On the other hand, the 2009 poll of Muslim Americans indicated that 7% believe that suicide bombing specifically is justifiable at least some circumstances. Unlike other forms of violence, which could theoretically be retaliation against violent attacks, the promise of a martyr’s heaven is a large part of a suicide bomber’s motive and clearly has nothing to do with self-defense. As Richard Dawkins notes in The God Delusion, it is a firm adherence to their faith that gave the Muslim 9/11 hijackers to execute their attack as a suicide mission. Unfortunately, the 2013 poll, which surveyed Muslims outside of the United States, did not ask respondents separate questions about suicide bombing and violence in general.

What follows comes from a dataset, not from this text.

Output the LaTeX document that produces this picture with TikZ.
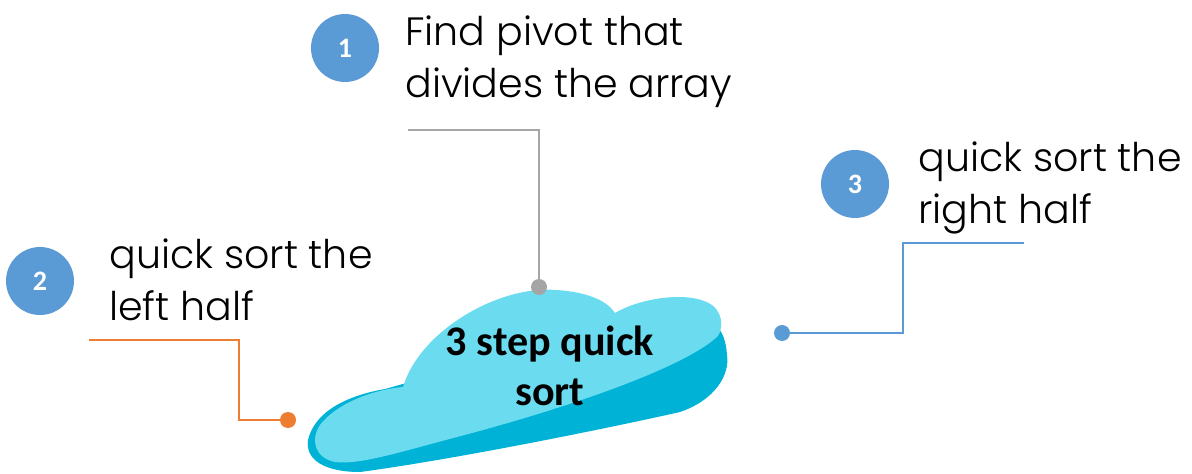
\documentclass[tikz,border=0pt]{standalone}
\usepackage{fontspec}
\setmainfont{Carlito}
\newfontfamily\thinfont{Poppins Light}
\definecolor{stepblue}{HTML}{5B9BD5}
\definecolor{pivgray}{HTML}{A5A5A5}
\definecolor{leftorange}{HTML}{ED7D31}
\definecolor{cloudtop}{HTML}{6BDCEF}
\definecolor{cloudside}{HTML}{00B3D6}
\begin{document}
\begin{tikzpicture}[x=0.02cm,y=-0.02cm,
   num/.style={circle,fill=stepblue,minimum size=68*0.02cm,inner sep=0pt,text=white,font=\fontsize{16}{18}\bfseries},
   lbl/.style={anchor=base west,inner sep=0pt,align=left,font=\thinfont\fontsize{22.5}{29.5}\selectfont},
   dot/.style={circle,inner sep=0pt,minimum size=16*0.02cm},
   lead/.style={line width=1.3pt}]
   \useasboundingbox (0,0) rectangle (1192,473);
   % cloud, side first then top
   \fill [cloudside] (385,389) .. controls (350,395) and (315,410) .. (308,440)
      .. controls (305,460) and (325,472) .. (360,472)
      .. controls (450,460) and (600,430) .. (680,412)
      .. controls (715,400) and (730,375) .. (727,355)
      .. controls (726,340) and (722,332) .. (718,328)
      -- (560,340) -- cycle;
   \fill [cloudtop] (403,387) .. controls (420,330) and (500,285) .. (556,290)
      .. controls (590,292) and (608,302) .. (615,313)
      .. controls (640,298) and (690,290) .. (712,305)
      .. controls (725,315) and (722,332) .. (717,337)
      .. controls (680,370) and (560,410) .. (457,437)
      .. controls (400,452) and (360,465) .. (335,462)
      .. controls (315,458) and (310,440) .. (320,425)
      .. controls (335,405) and (370,390) .. (403,387) -- cycle;
   \node [anchor=base,align=center,font=\fontsize{24}{28.4}\bfseries] (core) at (550,405) {3 step quick\\sort};
   % step 1
   \node [num] (n1) at (345,48) {1};
   \node [lbl] (t1) at (405,97) {Find pivot that\\divides the array};
   \coordinate (g0) at (408,130);
   \node [dot,fill=pivgray] (gdot) at (539,287) {};
   \draw [lead,pivgray] (g0) -| (gdot);
   % step 2
   \node [num] (n2) at (40,281) {2};
   \node [lbl] (t2) at (109,320) {quick sort the\\left half};
   \coordinate (o0) at (89,340);
   \coordinate (o1) at (239,340);
   \node [dot,fill=leftorange] (odot) at (288,420) {};
   \draw [lead,leftorange] (o0) -- (o1) |- (odot);
   % step 3
   \node [num] (n3) at (855,184) {3};
   \node [lbl] (t3) at (918,223) {quick sort the\\right half};
   \node [dot,fill=stepblue] (bdot) at (782,333) {};
   \coordinate (b1) at (903,243);
   \coordinate (b0) at (1024,243);
   \draw [lead,stepblue] (bdot) -| (b1) -- (b0);
\end{tikzpicture}
\end{document}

It is encouraging to see that the Muslim extremism is declining, possibly due to the Internet. Muslims in countries dominated by Sharia law are sometimes able to learn about other ideas through the Internet and thus change their views, or at least broaden their horizons. In fact, another Pew poll conducted in 2013 indicates that Muslim Internet use is correlated with favorable views of Western culture even when controlling for age, gender, level of religious observance, and participation in interfaith activities. The poll indicates that Internet users still view Islam as the only path to heaven, and it does not indicate one way or another if Internet use impacts Muslims’ views on extremism in the name of Islam. However, if Internet use correlates with favorable views of Western culture, it seems unlikely that these people would support religious extremism. Perhaps the Internet is the key to reducing Muslim extremism—and extremism of any kind.